Take, for example, the Paradox of the Stone. It’s a simple question: Could God create a stone too heavy for him to lift?

The usual answer, cited by Palmer, is twofold. (1) If he can, he’s not omnipotent, or (2) if he can’t, then he’s not omnipotent either. In what terms, though? The Paradox of the Stone occupies an entirely physical realm; but an omnipotent God must a priori be able to transcend the laws of material logic. The embattled theist could reasonably counter by saying, “God can deploy his omnipotence by existing perfectly well within an apparent paradox.” If mathematically inclined, he might cite Cantor, who showed that one infinity might be greater than another though both are still infinite. If cosmologically inclined, he could adduce the “multiverse” in which all possible universes exist. And so the atheist might counter that, if it’s paradox you want, that would include one in which there is no multiverse at all.

Deuce.

It always is.

Palmer, whose command of the concise précis is remarkable, leads us through the argument but leaves us to shout “Bollocks!” and then shamefacedly realise we've betrayed our own atheism. But if you survey atheism’s philosophical horizon in one grand panorama, as here, shouting “Bollocks!” is inevitable. It’s chastening to see what a cock-up we've made of it – or, perhaps, what a tremendously intractable argument it is. The old technologist’s maxim declares: “You can’t make anything foolproof because the fool is always one step ahead.” God, or the idea of God, appears here as just such a fool.

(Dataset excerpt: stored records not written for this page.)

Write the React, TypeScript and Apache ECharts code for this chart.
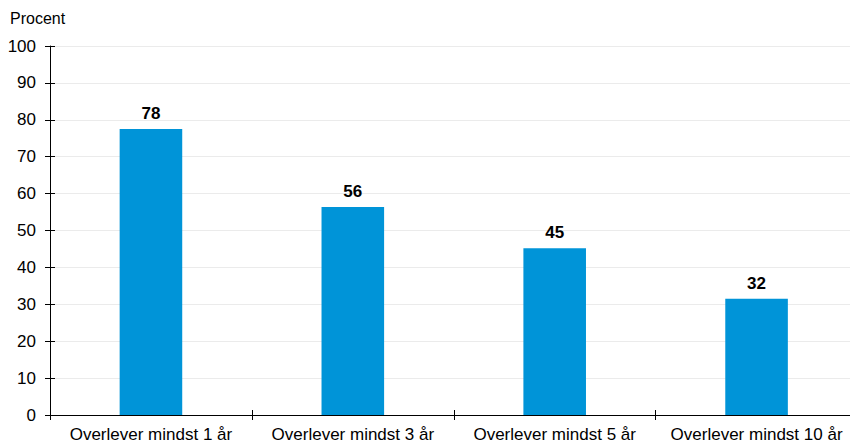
import React, { useEffect, useRef } from "react";
import * as echarts from "echarts";

const categories = [
  "Overlever mindst 1 år",
  "Overlever mindst 3 år",
  "Overlever mindst 5 år",
  "Overlever mindst 10 år",
];
const values = [77.5, 56.4, 45.2, 31.5];
const yMin = 0;
const yMax = 100;
const yInterval = 10;

export default function App() {
  const ref = useRef<HTMLDivElement>(null);
  useEffect(() => {
    document.body.style.margin = "0";
    const chart = echarts.init(ref.current!, null, { renderer: "svg" });
    const font = "'Liberation Sans', Arial, sans-serif";
    chart.setOption({
      animation: false,
      textStyle: { fontFamily: font },
      grid: { left: 50, right: 2.5, top: 46, bottom: 28, containLabel: false },
      graphic: [
        {
          type: "text",
          left: 10,
          top: 10,
          style: { text: "Procent", font: `16px ${font}`, fill: "#000" },
        },
      ],
      xAxis: [
        {
          type: "category",
          data: categories,
          axisLine: { lineStyle: { color: "#000", width: 1 } },
          axisTick: { show: true, length: 5, interval: 0, lineStyle: { color: "#000" } },
          axisLabel: {
            color: "#000",
            fontSize: 17,
            margin: 11,
            interval: 0,
            hideOverlap: false,
            fontFamily: font,
          },
          splitLine: { show: false },
        },
        {
          type: "category",
          data: categories,
          position: "bottom",
          axisLine: { show: false },
          axisTick: { show: true, inside: true, interval: 0, length: 5, lineStyle: { color: "#000" } },
          axisLabel: { show: false },
        },
      ],
      yAxis: [
        {
          type: "value",
          min: yMin,
          max: yMax,
          interval: yInterval,
          axisLine: { show: true, lineStyle: { color: "#000", width: 1 } },
          axisTick: { show: true, length: 5, lineStyle: { color: "#000" } },
          axisLabel: { color: "#000", fontSize: 17, margin: 14, fontFamily: font },
          splitLine: { show: true, lineStyle: { color: "#ebebeb", width: 1 } },
        },
        {
          type: "value",
          min: yMin,
          max: yMax,
          interval: yInterval,
          position: "left",
          axisLine: { show: false },
          axisTick: { show: true, inside: true, length: 5, lineStyle: { color: "#000" } },
          axisLabel: { show: false },
          splitLine: { show: false },
        },
      ],
      series: [
        {
          type: "bar",
          data: values,
          barWidth: "31%",
          itemStyle: { color: "#0094D8" },
          label: {
            show: true,
            position: "top",
            distance: 7,
            color: "#000",
            fontWeight: "bold",
            fontSize: 17,
            fontFamily: font,
            formatter: (p: any) => String(Math.round(p.value)),
          },
        },
      ],
    });
    return () => chart.dispose();
  }, []);
  return (
    <div style={{ width: 850, height: 443, overflow: "hidden", position: "relative" }}>
      <div ref={ref} style={{ width: 860, height: 443 }} />
    </div>
  );
}
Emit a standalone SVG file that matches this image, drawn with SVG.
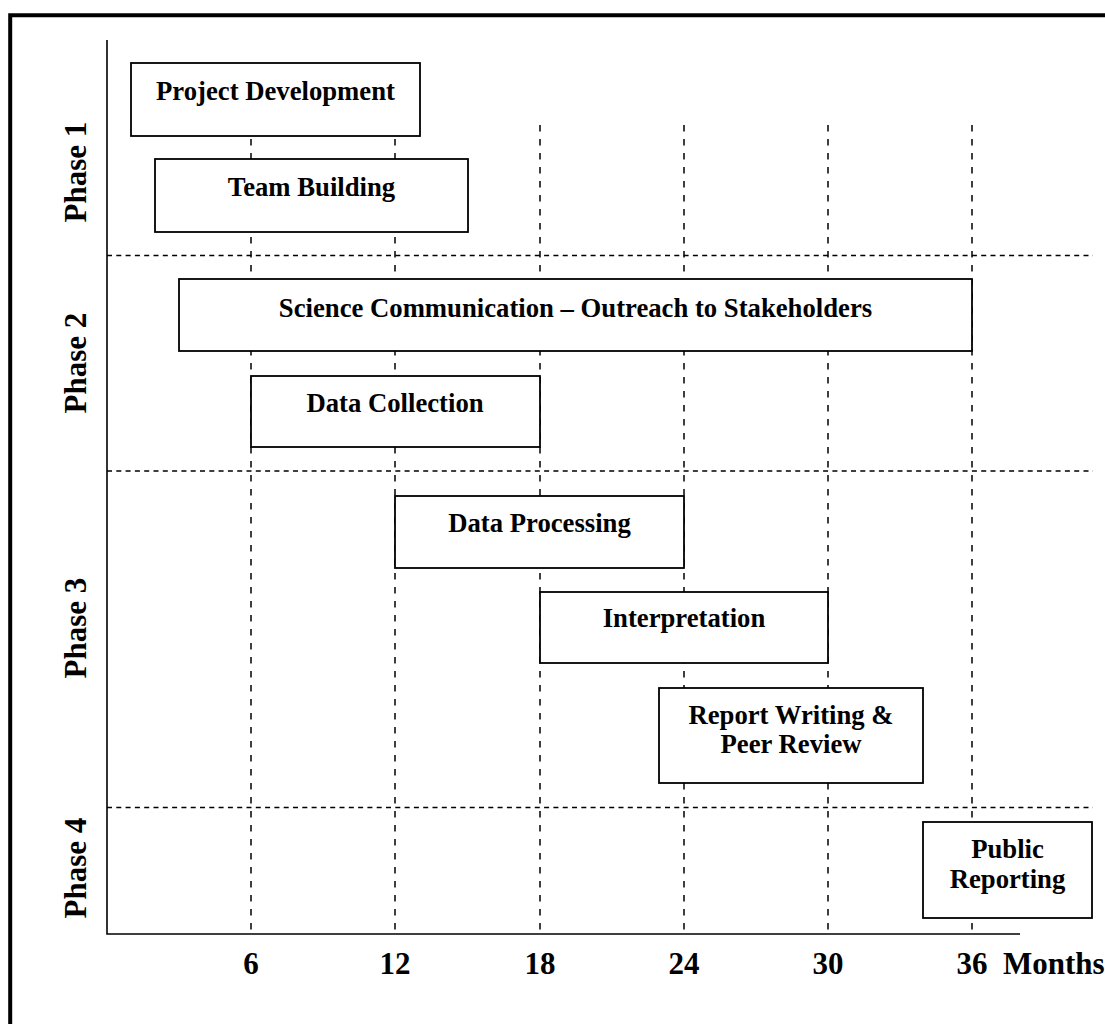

The atheist arguments are as shaky as the “leap of faith” arguments for God, or Stephen Jay Gould’s bizarre “dual magisteria”. We see endless collision of the argument with either the elided or the unknown unknowns, whether it’s the immateriality of God (as favoured by Thomas Aquinas), the counter that since God didn't have a material body he was incomplete and thus imperfect, or, indeed, Pascal’s wager: behave as though you believed in God even though you don’t. That one requires God to be stupid or hoodwinked for the bet to pay off. But doesn’t the Paradox of the Stone tell us that a truly omnipotent God could allow himself to be both stupid and hoodwinked?

And all too frequently, the roll-call of great philosophers is interrupted by the crash and clang of colliding epistemologies as a priori reasoning is applied to a posteriori questions and vice versa.

Two things are clear: very often people rail against God when their true target is religion; and the matter – whether evil, omnipotence, miracles or anything else – is not cleanly susceptible to reason. Occam’s razor drags, scrapes and draws blood.

Most persuasive is a simple, benign weariness. My favourite of all the Romans, Pliny the Elder, who cheerfully points out that God can’t be omnipotent because he can’t stop twice ten being twenty, can’t rewrite history, and can’t commit suicide, “that supreme boon among all the penalties of life”. These, he writes, “unquestionably demonstrate the power of nature, and prove that it is this we mean by the word ‘God’.”

Michael Palmer has written not only an elegant summary of 2,500 years of thinking-about-God, but a genuine “Primer”, locked and loaded for argument, which doubles as a reminder of our intellectual limitations. The arguments it offers are less overweening than the barrage of scientific facts we tend to rely on. But in the end, for me, it’s Pliny who disarms. The man who wanted to know everything ends his monumental Historia Naturalis by breaking off in mid-sentence of a discourse upon precious metals to cry Salue parens omnia rerum Natura: “Hail, mother of all things, Nature”. That, at least, is something all atheists can surely agree on; and, if they think carefully, theists too.